Abattement sur les moins-values mobilières

Condamnation par le Conseil d’Etat de la doctrine fiscale.

Le Conseil d’état, dans le cadre d’un arrêt du 12 novembre 2015, suite à un recours pour excès de pouvoir, vient de condamner la doctrine fiscale qui prévoit, en matière de plus-values mobilières, que l’abattement pour durée de détention codifié aux articles  150-0 D 1 du CGI s’applique également aux moins-values.

Petit rappel : le régime d’imposition des plus-values de cession de valeurs mobilières ou de droits sociaux des particuliers a été modifié par l’article 17 de la loi de finances 2014. Rappelons que depuis 2013, les plus-values réalisées à l’occasion de la cession de valeurs mobilières sont assujetties au barème progressif de l’impôt sur le revenu et aux prélèvements sociaux au taux de 15,5 % et le cas échéant, à la contribution exceptionnelle sur les hauts revenus (de 3 à 4 %). Le nouveau régime prévoyait, pour l’impôt sur le revenu exclusivement, que la plus-value imposable pouvait être réduite d’un abattement pour durée de détention de 50 % en cas de conservation entre 2 et 8 ans, et de 65 % au-delà de 8 ans. Un abattement majoré étant prévu dans un  certain nombre de situations et s’étageant de la façon suivante :

  • 50 % en cas de détention comprise entre 1 et 4 ans,
  • 65 % entre 4 et 8 ans,
  • et 85 % au-delà de 8 ans.

Cet abattement majoré concerne essentiellement les cas suivants :

  • cession par un dirigeant d’une PME faisant valoir ses droits à la retraite,
  • cession d’une PME de moins de 10 ans,
  • cession intrafamiliale.

En application de ce régime, les commentaires administratifs avaient conclu de la réforme que le montant de la plus-value de cession ainsi que celui de la moins-value de cession était réduit de l’abattement pour durée de détention (BOI-RPPM-PVBMI-20-20-20-10-20150320). Cette interprétation  de la doctrine fiscale conduisait à minorer les moins-values imputables dès lors que les titres étaient détenus depuis plus de 2 ans, et conduisait au paradoxe suivant : Il était plus favorable de vendre très rapidement des titres en moins-value que de les conserver en attendant une éventuelle remontée.
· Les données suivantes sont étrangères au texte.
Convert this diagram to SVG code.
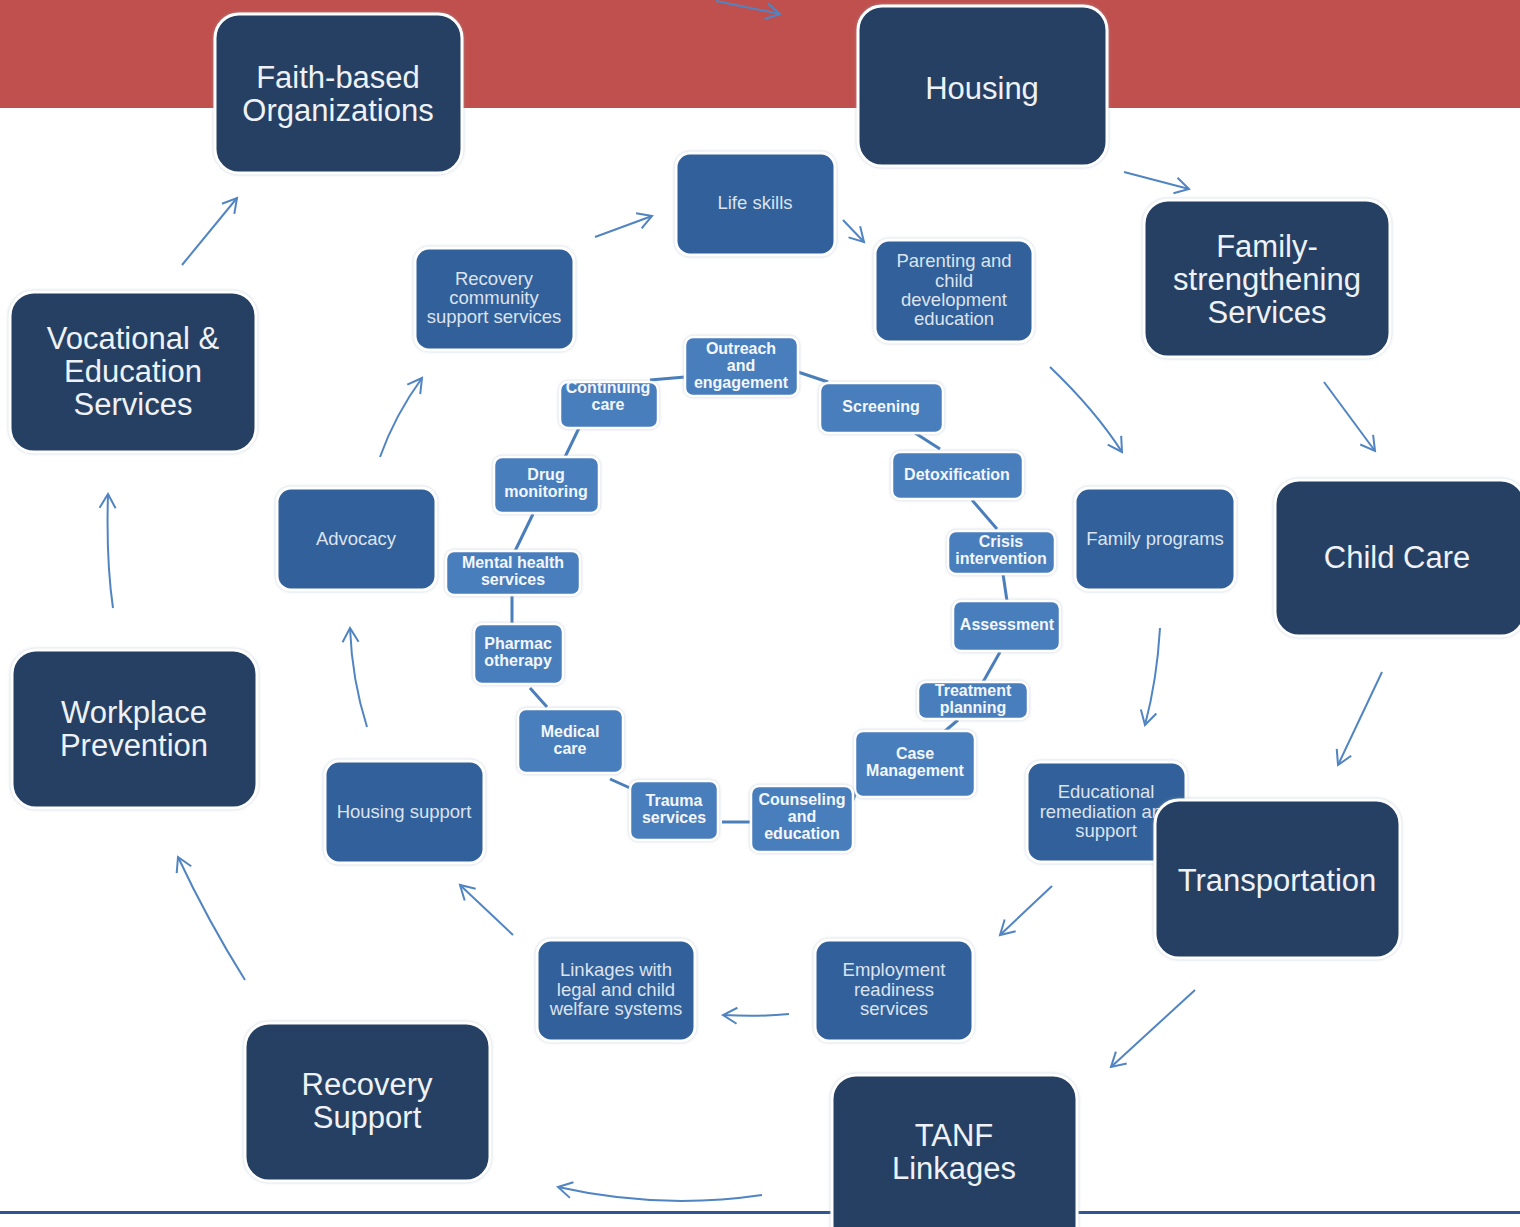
<svg xmlns="http://www.w3.org/2000/svg" width="1520" height="1227" viewBox="0 0 1520 1227">
<defs>
<style>
.outer{fill:#253F63;stroke:#fff;stroke-width:3;filter:url(#sh)}
.mid{fill:#32609A;stroke:#fff;stroke-width:3;filter:url(#sh)}
.inn{fill:#4A7EBD;stroke:#fff;stroke-width:2.5;filter:url(#sh)}
.to{font-family:"Liberation Sans",Arial,sans-serif;font-size:31px;fill:#EEF2F7;text-anchor:middle}
.tm{font-family:"Liberation Sans",Arial,sans-serif;font-size:18.5px;fill:#DCE3EE;text-anchor:middle}
.ti{font-family:"Liberation Sans",Arial,sans-serif;font-size:16px;font-weight:bold;fill:#F3F6FA;text-anchor:middle}
.arr{fill:none;stroke:#5084C2;stroke-width:2;marker-end:url(#ah)}
.lnk{fill:none;stroke:#4A7EBB;stroke-width:3}
</style>
<filter id="sh" x="-10%" y="-10%" width="120%" height="120%">
<feDropShadow dx="0" dy="0" stdDeviation="1.5" flood-color="#9AA8B8" flood-opacity="0.6"/>
</filter>
<marker id="ah" viewBox="0 0 20 20" refX="17" refY="10" markerWidth="20" markerHeight="20" markerUnits="userSpaceOnUse" orient="auto">
<path d="M3,2 L17,10 L3,18" fill="none" stroke="#5084C2" stroke-width="2"/>
</marker>
<clipPath id="ccclip"><rect x="560" y="382" width="98" height="46" rx="8"/></clipPath>
</defs>

<rect x="0" y="0" width="1520" height="1227" fill="#fff"/>
<rect x="0" y="0" width="1520" height="108" fill="#C0504D"/>
<rect x="0" y="1211" width="1520" height="3" fill="#2F5597"/>

<g id="connectors">
<path class="arr" d="M716,1 L780,14"/>
<path class="arr" d="M1124,172 L1189,189"/>
<path class="arr" d="M1324,382 L1375,451"/>
<path class="arr" d="M1382,672 L1338,765"/>
<path class="arr" d="M1195,990 L1111,1067"/>
<path class="arr" d="M762,1195 Q660,1210 558,1187"/>
<path class="arr" d="M245,980 Q208,921 178,857"/>
<path class="arr" d="M113,608 Q106,560 108,494"/>
<path class="arr" d="M182,265 L237,198"/>
<path class="arr" d="M595,237 L652,216"/>
<path class="arr" d="M843,220 L864,242"/>
<path class="arr" d="M1050,367 Q1095,410 1122,452"/>
<path class="arr" d="M1160,628 Q1157,680 1145,725"/>
<path class="arr" d="M1052,886 L1000,935"/>
<path class="arr" d="M789,1014 Q760,1017 723,1015"/>
<path class="arr" d="M513,935 L460,885"/>
<path class="arr" d="M367,727 Q352,680 350,628"/>
<path class="arr" d="M380,457 Q395,415 422,378"/>
<path class="lnk" d="M798,372 L828,382"/>
<path class="lnk" d="M915,433 L940,449"/>
<path class="lnk" d="M972,500 L997,529"/>
<path class="lnk" d="M1003,574 L1007,601"/>
<path class="lnk" d="M1000,652 L983,682"/>
<path class="lnk" d="M958,720 L945,731"/>
<path class="lnk" d="M853,800 L858,786"/>
<path class="lnk" d="M722,822 L751,822"/>
<path class="lnk" d="M610,779 L630,788"/>
<path class="lnk" d="M530,688 L547,707"/>
<path class="lnk" d="M512,596 L512,624"/>
<path class="lnk" d="M515,551 L533,514"/>
<path class="lnk" d="M565,457 L579,428"/>
<path class="lnk" d="M650,380 L685,377"/>
</g>

<g id="n-faith"><rect class="outer" x="215" y="14" width="247" height="159" rx="24"/><text class="to" x="338" y="88">Faith-based</text><text class="to" x="338" y="121">Organizations</text></g>
<g id="n-housing"><rect class="outer" x="858" y="6" width="249" height="160" rx="24"/><text class="to" x="982" y="99">Housing</text></g>
<g id="n-family"><rect class="outer" x="1144" y="200" width="246" height="157" rx="24"/><text class="to" x="1267" y="257">Family-</text><text class="to" x="1267" y="290">strengthening</text><text class="to" x="1267" y="323">Services</text></g>
<g id="n-childcare"><rect class="outer" x="1275" y="480" width="250" height="156" rx="24"/><text class="to" x="1397" y="568">Child Care</text></g>
<g id="n-educ"><rect class="mid" x="1027" y="762" width="159" height="100" rx="14"/><text class="tm" x="1106" y="798">Educational</text><text class="tm" x="1106" y="818">remediation and</text><text class="tm" x="1106" y="837">support</text></g>
<g id="n-transport"><rect class="outer" x="1155" y="800" width="245" height="158" rx="24"/><text class="to" x="1277" y="891">Transportation</text></g>
<g id="n-tanf"><rect class="outer" x="832" y="1075" width="245" height="175" rx="24"/><text class="to" x="954" y="1146">TANF</text><text class="to" x="954" y="1179">Linkages</text></g>
<g id="n-recovery"><rect class="outer" x="245" y="1023" width="245" height="158" rx="24"/><text class="to" x="367" y="1095">Recovery</text><text class="to" x="367" y="1128">Support</text></g>
<g id="n-workplace"><rect class="outer" x="12" y="650" width="245" height="158" rx="24"/><text class="to" x="134" y="723">Workplace</text><text class="to" x="134" y="756">Prevention</text></g>
<g id="n-vocational"><rect class="outer" x="10" y="292" width="246" height="160" rx="24"/><text class="to" x="133" y="349">Vocational &amp;</text><text class="to" x="133" y="382">Education</text><text class="to" x="133" y="415">Services</text></g>

<g id="n-lifeskills"><rect class="mid" x="676" y="153" width="159" height="102" rx="14"/><text class="tm" x="755" y="209">Life skills</text></g>
<g id="n-parenting"><rect class="mid" x="875" y="240" width="158" height="102" rx="14"/><text class="tm" x="954" y="267">Parenting and</text><text class="tm" x="954" y="287">child</text><text class="tm" x="954" y="306">development</text><text class="tm" x="954" y="325">education</text></g>
<g id="n-familyprog"><rect class="mid" x="1075" y="488" width="160" height="102" rx="14"/><text class="tm" x="1155" y="545">Family programs</text></g>
<g id="n-employment"><rect class="mid" x="815" y="940" width="158" height="101" rx="14"/><text class="tm" x="894" y="976">Employment</text><text class="tm" x="894" y="996">readiness</text><text class="tm" x="894" y="1015">services</text></g>
<g id="n-linkages"><rect class="mid" x="537" y="940" width="158" height="101" rx="14"/><text class="tm" x="616" y="976">Linkages with</text><text class="tm" x="616" y="996">legal and child</text><text class="tm" x="616" y="1015">welfare systems</text></g>
<g id="n-housingsupport"><rect class="mid" x="325" y="761" width="159" height="102" rx="14"/><text class="tm" x="404" y="818">Housing support</text></g>
<g id="n-advocacy"><rect class="mid" x="277" y="488" width="159" height="102" rx="14"/><text class="tm" x="356" y="545">Advocacy</text></g>
<g id="n-reccomm"><rect class="mid" x="415" y="248" width="159" height="102" rx="14"/><text class="tm" x="494" y="285">Recovery</text><text class="tm" x="494" y="304">community</text><text class="tm" x="494" y="323">support services</text></g>

<g id="n-outreach"><rect class="inn" x="685" y="337" width="113" height="59" rx="8"/><text class="ti" x="741" y="354">Outreach</text><text class="ti" x="741" y="371">and</text><text class="ti" x="741" y="388">engagement</text></g>
<g id="n-screening"><rect class="inn" x="820" y="383" width="123" height="50" rx="8"/><text class="ti" x="881" y="412">Screening</text></g>
<g id="n-detox"><rect class="inn" x="892" y="452" width="131" height="47" rx="8"/><text class="ti" x="957" y="480">Detoxification</text></g>
<g id="n-crisis"><rect class="inn" x="948" y="531" width="107" height="43" rx="8"/><text class="ti" x="1001" y="547">Crisis</text><text class="ti" x="1001" y="564">intervention</text></g>
<g id="n-assessment"><rect class="inn" x="953" y="601" width="107" height="50" rx="8"/><text class="ti" x="1007" y="630">Assessment</text></g>
<g id="n-treatment"><rect class="inn" x="918" y="682" width="110" height="37" rx="8"/><text class="ti" x="973" y="696">Treatment</text><text class="ti" x="973" y="713">planning</text></g>
<g id="n-case"><rect class="inn" x="855" y="731" width="120" height="66" rx="8"/><text class="ti" x="915" y="759">Case</text><text class="ti" x="915" y="776">Management</text></g>
<g id="n-counseling"><rect class="inn" x="751" y="786" width="102" height="66" rx="8"/><text class="ti" x="802" y="805">Counseling</text><text class="ti" x="802" y="822">and</text><text class="ti" x="802" y="839">education</text></g>
<g id="n-trauma"><rect class="inn" x="630" y="781" width="88" height="59" rx="8"/><text class="ti" x="674" y="806">Trauma</text><text class="ti" x="674" y="823">services</text></g>
<g id="n-medical"><rect class="inn" x="518" y="709" width="105" height="64" rx="8"/><text class="ti" x="570" y="737">Medical</text><text class="ti" x="570" y="754">care</text></g>
<g id="n-pharmac"><rect class="inn" x="474" y="624" width="89" height="60" rx="8"/><text class="ti" x="518" y="649">Pharmac</text><text class="ti" x="518" y="666">otherapy</text></g>
<g id="n-mental"><rect class="inn" x="446" y="551" width="134" height="44" rx="8"/><text class="ti" x="513" y="568">Mental health</text><text class="ti" x="513" y="585">services</text></g>
<g id="n-drug"><rect class="inn" x="494" y="457" width="105" height="56" rx="8"/><text class="ti" x="546" y="480">Drug</text><text class="ti" x="546" y="497">monitoring</text></g>
<g id="n-continuing"><rect class="inn" x="560" y="382" width="98" height="46" rx="8"/><g clip-path="url(#ccclip)"><text class="ti" x="608" y="393">Continuing</text><text class="ti" x="608" y="410">care</text></g></g>
</svg>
Le Conseil d’Etat vient de juger que les instructions fiscales contestées devaient être rapportées car elles ne se contentaient pas d’expliciter la loi mais y ajoutaient des dispositions nouvelles. Rappelons que la doctrine fiscale est là pour commenter, et non pas pour ajouter de nouvelles dispositions au texte lui-même.

En conclusion, il s’agit d’une excellente nouvelle pour les contribuables puisqu’aujourd’hui, la méthode utilisée pour déterminer les plus-values taxables sera la suivante :

  • Détermination des plus-values avant abattement,
  • Imputation de 100 % des moins-values sur les plus-values réalisées,
  • Calcul d’une plus-value nette à laquelle s’appliquera l’abattement.

En d’autres termes, les moins-values sont redevenues totalement utilisables.